Survivorship bias. Do not filter your universe to companies still trading today before pulling events. Include delisted tickers — their events happened and their returns were real.
Return contamination. The gap between EST_END and EVT_START (here, 28 trading days) prevents event-period price pressure from leaking into the estimation window and shrinking measured abnormal returns.

End-to-end skeleton

The functions above compose into a straightforward pipeline. Fetch events, align each one, compute CARs, and aggregate. The skeleton below wires them together — replace the price-fetching stubs with your actual data calls.
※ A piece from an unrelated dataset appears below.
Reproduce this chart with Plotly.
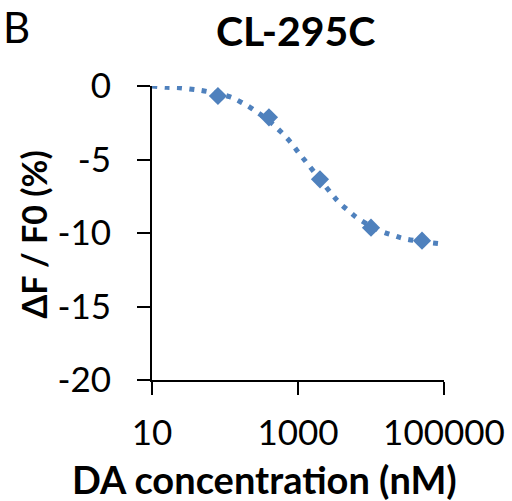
import plotly.graph_objects as go

# Data points (DA concentration in nM, ΔF/F0 in %)
conc = [80, 400, 2000, 10000, 50000]
resp = [-0.68, -2.13, -6.35, -9.64, -10.52]

# Fitted trend line
fit_conc = [10, 15.9, 23.7, 35, 52, 115, 166, 237, 436, 604, 794, 1023, 1316,
            2805, 3646, 4955, 6792, 13600, 20200, 29900, 97700]
fit_resp = [0.0, -0.09, -0.12, -0.22, -0.34, -0.73, -1.10, -1.56, -2.53, -3.20,
            -3.83, -4.54, -5.22, -7.26, -7.92, -8.50, -9.05, -9.86, -10.16,
            -10.41, -10.75]

x_tickvals = [10, 1000, 100000]
x_ticktext = ["10", "1000", "100000"]
y_tickvals = [0, -5, -10, -15, -20]
y_ticktext = ["0", "-5", "-10", "-15", "-20"]

BLUE = "#4F81BD"
FONT = "Lato"

fig = go.Figure()
fig.add_trace(go.Scatter(
    x=fit_conc, y=fit_resp, mode="lines",
    line=dict(color=BLUE, width=5, dash="5px,7.5px", shape="spline"),
    hoverinfo="skip", showlegend=False, cliponaxis=False))
fig.add_trace(go.Scatter(
    x=conc, y=resp, mode="markers",
    marker=dict(symbol="diamond", size=14, color=BLUE),
    showlegend=False, cliponaxis=False))

fig.update_layout(
    width=512, height=501,
    margin=dict(l=152, r=68, t=86, b=121, autoexpand=False),
    paper_bgcolor="white", plot_bgcolor="white",
    font=dict(family=FONT, color="black", size=35),
    xaxis=dict(type="log", range=[1, 5], tickvals=x_tickvals, ticktext=x_ticktext,
               ticks="outside", ticklen=13, tickwidth=2, tickcolor="black",
               showline=True, linecolor="black", linewidth=2, showgrid=False,
               zeroline=False, tickfont=dict(size=35, family=FONT),
               ticklabelstandoff=8, automargin=False),
    yaxis=dict(range=[-20, 0], tickvals=y_tickvals, ticktext=y_ticktext,
               ticks="outside", ticklen=13, tickwidth=2, tickcolor="black",
               showline=True, linecolor="black", linewidth=2, showgrid=False,
               zeroline=False, tickfont=dict(size=35, family=FONT),
               ticklabelstandoff=19, automargin=False),
    annotations=[
        dict(text="<b>CL-295C</b>", x=(295.5 - 152) / 292, y=(380 - 30) / 294,
             xref="paper", yref="paper", xanchor="center", yanchor="middle",
             showarrow=False, font=dict(size=41, family=FONT)),
        dict(text="B", x=(1 - 152) / 292, y=(380 - 0) / 294,
             xref="paper", yref="paper", xanchor="left", yanchor="top",
             showarrow=False, font=dict(size=42, family=FONT)),
        dict(text="<b>ΔF / F0 (%)</b>", x=(33 - 152) / 292, y=(380 - 234.5) / 294,
             xref="paper", yref="paper", xanchor="center", yanchor="middle",
             textangle=-90, showarrow=False, font=dict(size=34, family=FONT)),
        dict(text="<b>DA concentration (nM)</b>", x=(264 - 152) / 292,
             y=(380 - 479) / 294, xref="paper", yref="paper",
             xanchor="center", yanchor="middle", showarrow=False,
             font=dict(size=38, family=FONT)),
    ],
)

fig.write_html("out.html", config={"displayModeBar": False},
               post_script="document.body.style.margin='0';document.body.style.overflow='hidden';")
def run_event_study(tickers):
    all_cars = []
    for ticker in tickers:
        events = get_events(ticker)
        if events.empty:
            continue
        # fetch full price history once per ticker (stub — replace with real call)
        price_rows  = get_data("prices", ticker=ticker)
        market_rows = get_data("prices", ticker="SPY")
        for _, row in events.iterrows():
            aligned = align_to_event_time(
                ticker, row["event_date"], price_rows, market_rows
            )
            if aligned is None:
                continue
            car = compute_car(aligned)
            all_cars.append(car)
    caar, t, p, n = caar_ttest(all_cars)
    print(f"N={n}  CAAR={caar:.4f}  t={t:.3f}  p={p:.4f}")
    return {"caar": caar, "t": t, "p": p, "n": n}

if __name__ == "__main__":
    universe = ["AAPL", "MSFT", "NVDA", "AMZN", "META"]
    run_event_study(universe)

Keep the fetch-and-align step separate from the statistical step. That separation makes it easy to cache aligned windows to disk, iterate on window lengths without re-fetching data, or swap in a different benchmark model — a Fama-French three-factor model, for instance — without touching the data layer. The pipeline handles thin histories, missing event dates, and short price series gracefully by returning None and excluding those observations from the aggregate, so the t-statistic is never computed on a contaminated sample.